Critics call her “a veritable treasure, a matchless storyteller” (Romantic Times). Readers have fallen in love with Mary Balogh’s sparkling blend of wit and romance. Now this dazzling writer sweeps us back to Regency England, into a world of dangerous secrets and glittering intrigue, as a dashing lord meets his match in a fiery beauty who vows to be ... No Man’s Mistress.
The dark, devastating stranger rode into the village fair and wagered twenty pounds at the throwing booth — for a chance to win the daisies in Viola Thornhill’s hair. The Gypsy fortune teller had warned: “Beware of a tall, dark, handsome stranger. He can destroy you — if you do not first snare his heart.”
Recklessly Viola flirted, then danced with him around the Maypole. And then came his delicate, delicious kiss. Viola did not regret that she had let down her guard — until the next morning, when he appeared at her door to claim her beloved Pinewood Manor.
Lord Ferdinand Dudley won her home in a game of cards!
Viola hated him for trying to take everything, including her soul. She was mistress of Pinewood Manor. Yet Dudley refused to leave, even as his conscience rebelled at compromising this beautiful innocent whose only proof of ownership was a dead earl’s promise. Dudley held the deed, but at what cost?
Each day under the same roof brought its share of temptation, intimacy, and guilt. But Viola knew it was a battle she could not afford to lose. Marriage was out of the question, and she would be no man’s mistress. Even as Dudley’s unnerving presence, his knowing smile, threatened to melt her resolve.

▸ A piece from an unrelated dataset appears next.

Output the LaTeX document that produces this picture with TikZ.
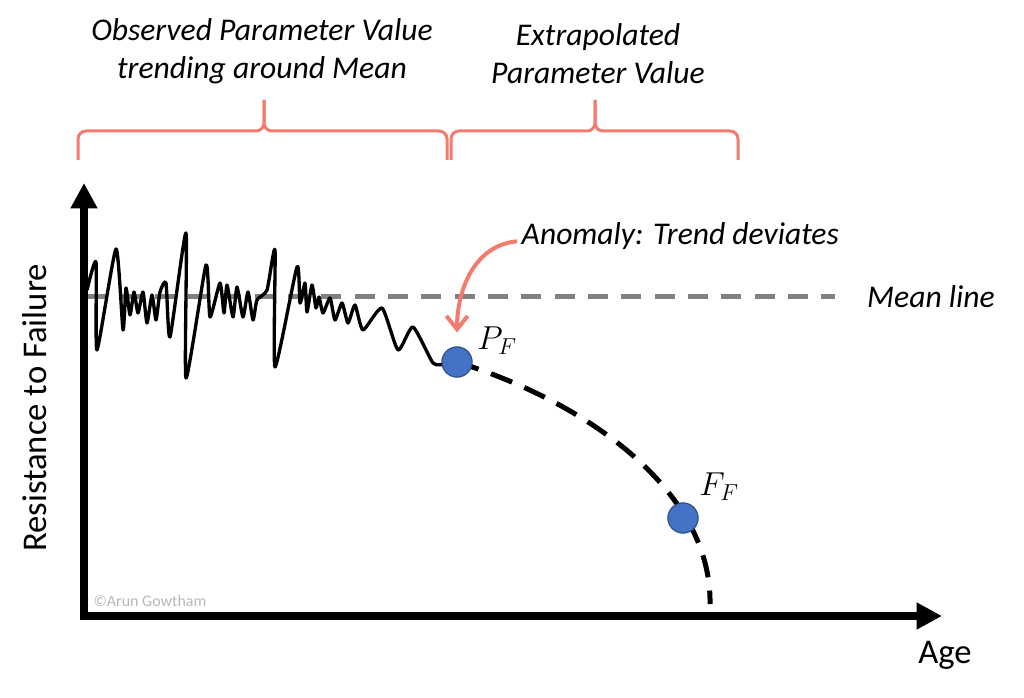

Against his better judgment, Lord Ferdinand Dudley was beguiled. This maddening beauty had stirred him as no woman had before. And he was bound and determined to make her his own.
At once sensuous, whimsical, and wonderfully romantic, Mary Balogh’s new novel holds us in thrall, bringing to life a love story that sizzles with passion and originality.
Fraught with all the misunderstandings and misadventures typical of a Regency-era romance, this heartwarming sequel to Balogh's debut hardcover, More Than a Mistress, is a fun but familiar tale that fans of the period will savor. When Lord Ferdinand Dudley visits the small village of Trellick to examine Pinewood Manor, a small estate he won in a card game, he is surprised to find that the property hasn't been neglected or abandoned. Viola Thornhill, the "country lass" whom Ferdinand had met during the town's May Day celebration, has settled in Pinewood, and she has no intention of surrendering her home to a gambling London dandy. Viola insists that the late Earl of Bamber left her the estate, and she determines to stay put until Ferdinand produces a copy of the earl's will that proves her wrong. Meanwhile, Viola tries everything possible to make Ferdinand's first country experience unbearable including setting the villagers upon him with complaints and having a cockerel wake him before sunrise. Ferdinand takes everything in stride, however, and he slowly begins to realize that he doesn't want Viola to leave; he's falling in love with her. Viola harbors feelings for Ferdinand as well, but her checkered past keeps her from entertaining hopes of a future with him. Although Ferdinand and Viola seem like mere stereotypes at first, it becomes clear midway through that Ferdinand is not the rake he appears to be and that Viola is no innocent country lass. Balogh's prose is simple and straightforward, and few of the novel's twists and turns are uncharted. Nevertheless, her charismatic characters and swift pacing will keep romance enthusiasts riveted to the page.